The U.S. Army Corps of Engineers would receive $118 million in its upcoming budget for continued cleanup of former federal nuclear sites, under the fiscal 2018 funding proposal released Tuesday by the White House.
The funding level for the Army Corps’ Formerly Utilized Sites Remedial Action Program (FUSRAP) is the same as listed in a budget spreadsheet leaked last week to the Washington, D.C., think tank Third Way.
If Congress approves the spending plan, FUSRAP would receive $6 million more than it did via the omnibus appropriations bill President Donald Trump signed into law earlier this month for the current fiscal 2017. In its last budget, the Obama administration had requested only about $100 million in FUSRAP funding for the budget through Sept. 30.
FUSRAP is charged with remediation of facilities contaminated by weapons and civilian energy programs managed by the Manhattan Engineer District and Atomic Energy Commission from the 1940s to the 1960s.
The budget plan covers 19 projects in seven states, with funding levels ranging from $50,000 to $36.5 million.

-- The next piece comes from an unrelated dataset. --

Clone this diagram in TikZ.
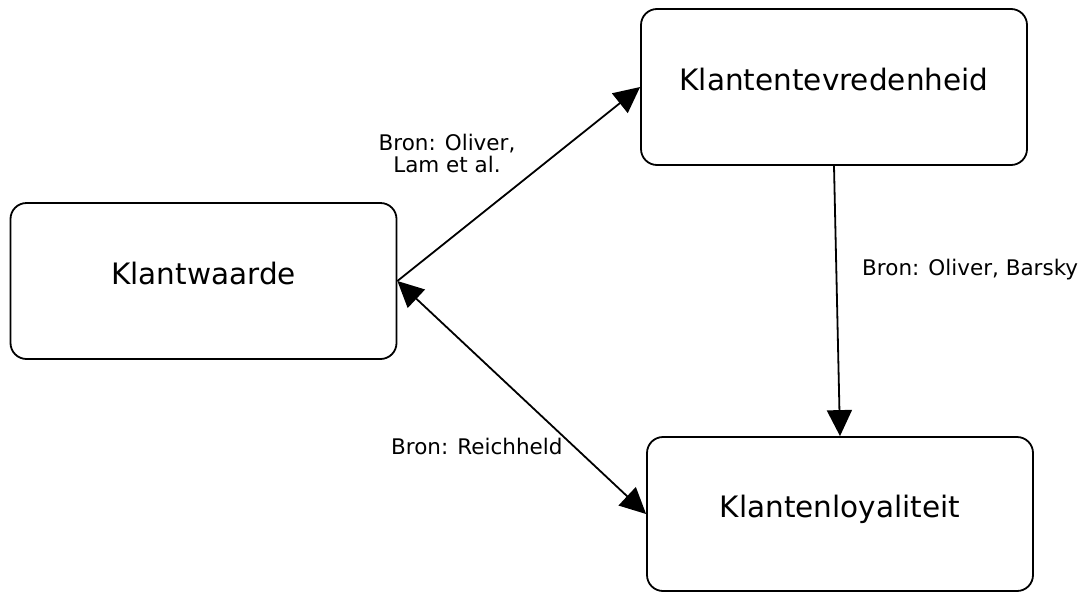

“The budget does not propose any new starts, choosing instead to advancing ongoing work and maintaining our existing infrastructure,” Doug Lamont, senior official performing the duties of the assistant secretary of the Army for civil works, said Wednesday during a hearing on the Corps of Engineers budget proposals before the House Appropriations energy and water development subcommittee.
That top FUSRAP allocation would be directed to the Maywood Site in New Jersey, which involves cleanup of soil contaminated with thorium, radium, and uranium on 92 private and government-owned properties about 13 miles from Newark. The contamination was the byproduct of rare earths and thorium processing operations at the Maywood Chemical Works from the beginning of the 20th century to 1959.

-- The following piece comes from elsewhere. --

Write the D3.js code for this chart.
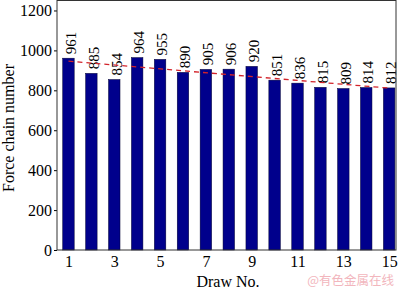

Notably not featured in the budget is the West Lake Landfill in Missouri, an Environmental Protection Agency remediation site that locals have for years urged be transferred to the Army Corps of Engineers. The site, which contains waste from the former uranium production facility at Mallinckrodt Chemical Works in St. Louis, is adjacent to the Bridgeton Landfill, where an underground fire has smoldered since 2010.
FUSRAP falls under the Army Corps’ civil works budget, which would receive just over $5 billion in fiscal 2018. That would be almost $1 billion less than the work received in the current budget. During the hearing on Wednesday, subcommittee Ranking Member Marcy Kaptur (D-Ohio) said she would work to recover some of that funding.